The Theory of Relativity is a musical with music and lyrics by Neil Bartram, and a book by Brian Hill. The show explores how young adults deal with their personal feelings and situations and how they develop communities based on their shared experiences.

==Plot==
The musical, featuring songs and monologues, explores how young adults, searching for human connection, deal with their personal feelings and situations and, as well, how they develop communities based on their shared experiences.

==Productions==
The musical was commissioned by Canadian Music Theatre Project at Sheridan College in Toronto in 2012. The show was first presented in 2014 as part of the Festival of New Musicals at Goodspeed Musicals in East Haddam, Connecticut.

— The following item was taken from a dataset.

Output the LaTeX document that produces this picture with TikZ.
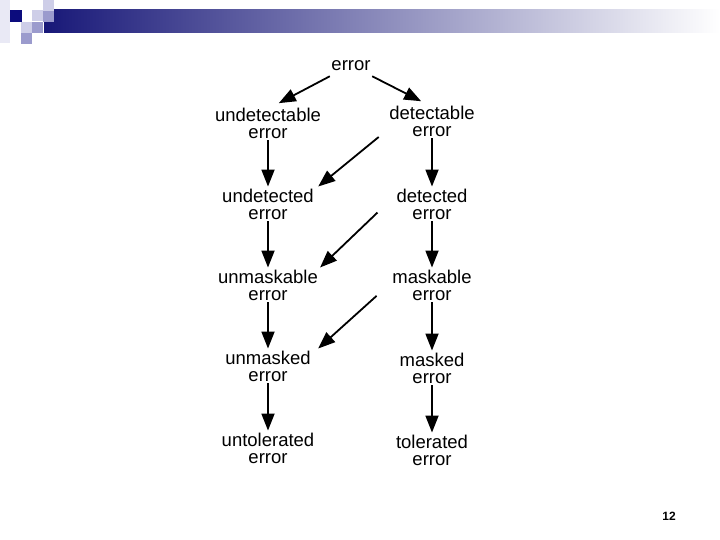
\documentclass[tikz,border=0pt]{standalone}
\usepackage{fontspec}
\setmainfont{Liberation Sans}
\usetikzlibrary{arrows.meta}

\definecolor{decodark}{RGB}{12,12,125}
\definecolor{decolight}{RGB}{206,206,232}
\definecolor{decomid}{RGB}{155,155,205}
\definecolor{barleft}{RGB}{24,24,120}
\definecolor{barmid}{RGB}{168,168,192}

\begin{document}
\begin{tikzpicture}[x=1pt,y=-1pt,
    lbl/.style={align=center, inner sep=2pt, minimum width=100pt,
        font=\fontsize{18.5}{17}\selectfont},
    arr/.style={-{Triangle[length=17pt,width=13pt]}, line width=1.8pt}]
    \useasboundingbox (0,0) rectangle (720,540);

    % Decorazione in alto
    \shade[left color=barleft, middle color=barmid, right color=white] (44,10) rectangle (720,33);
    \fill[decolight!45] (0,0) rectangle (10,43);
    \fill[decodark] (10,10) rectangle (22,22);
    \foreach \x/\y in {32/10, 43/0, 21/22}
        \fill[decolight] (\x,\y) rectangle ++(11,11);
    \foreach \x/\y in {43/11, 32/22, 21/33}
        \fill[decomid] (\x,\y) rectangle ++(11,11);

    % Nodi
    \node[lbl] (err) at (351,66) {error};
    \node[lbl] (undetable) at (268,123) {undetectable\\error};
    \node[lbl] (detable) at (432,121) {detectable\\error};
    \node[lbl] (undeted) at (268,204) {undetected\\error};
    \node[lbl] (deted) at (432,204) {detected\\error};
    \node[lbl] (unmkable) at (268,285) {unmaskable\\error};
    \node[lbl] (mkable) at (432,285) {maskable\\error};
    \node[lbl] (unmked) at (268,366) {unmasked\\error};
    \node[lbl] (mked) at (432,368) {masked\\error};
    \node[lbl] (untol) at (268,448) {untolerated\\error};
    \node[lbl] (tol) at (432,450) {tolerated\\error};
    \node[font=\bfseries\fontsize{12}{12}\selectfont] (pagenum) at (669,516) {12};

    % Frecce dall'errore
    \draw[arr, shorten >=5pt] ([xshift=29pt,yshift=-3pt]err.south west) -- (undetable.70);
    \draw[arr, shorten >=5pt] ([xshift=-29pt,yshift=-3pt]err.south east) -- (detable.110);

    % Frecce verticali
    \foreach \a/\b in {undetable/undeted, undeted/unmkable, unmkable/unmked, unmked/untol,
                       detable/deted, deted/mkable, mkable/mked, mked/tol}
        \draw[arr] (\a.south) -- (\b.north);

    % Frecce diagonali
    \draw[arr, shorten <=4pt] (detable.195) -- (undeted.north east);
    \draw[arr, shorten <=6pt] (deted.185) -- (unmkable.north east);
    \draw[arr, shorten <=7pt] (mkable.187) -- (unmked.north east);
\end{tikzpicture}
\end{document}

Later, in the Spring of 2015, the musical was presented more fully in the Norma Terris Theatre at Goodspeed Musicals.

In 2020 and 2021, The Theory of Relativity was the most produced high school musical in Music Theatre International's catalog.

==Song list==
The Original Cast Recording (various artists) was produced by PS Classics in 2016.

- Person A
- Relativity
- I'm Allergic To Cats
- Pi, Part 1
- The End of the Line
- The End of the Line Playoff
- Great Expectations
- Relativity (Reprise 1)
- Footprint
- Pi, Part 2
- Lipstick
- Apples & Oranges
- Me & Ricky
- Promise Me This
- Julie's song
- Pi, Part 3
- Relative Pitch
- You Will Never Know
- Person A (Reprise)
- Nothing Without You

==Response==
Reviewer Michael Grossberg of The Columbus Dispatch writes, "Refreshingly youthful in topic and tone, “The Theory of Relativity” is a modest but winsome ensemble musical with rueful insights and lilting melodies that evoke a pivotal stage of life with moving freshness". Reviewer Jared Echevarria of Broadway World notes that the musical has "well-written songs" and is a "coming-of-age story that would surely remind you of how you were in your student years". Reviewer Breeze Barrington of LondonTheatre1 comments that the musical is "an unexpected delight", and that in the show, by being set on the science of Einstein's theory, "we [experience] the randomness of human life and interaction, and [see] first-hand the ‘messiness’ that human's feel and experience on a daily basis". This reviewer concludes, "I defy anyone, whatever may be happening in their lives, to leave this production without feeling renewed hope, being profoundly uplifted, and having learned at least a little bit more about science."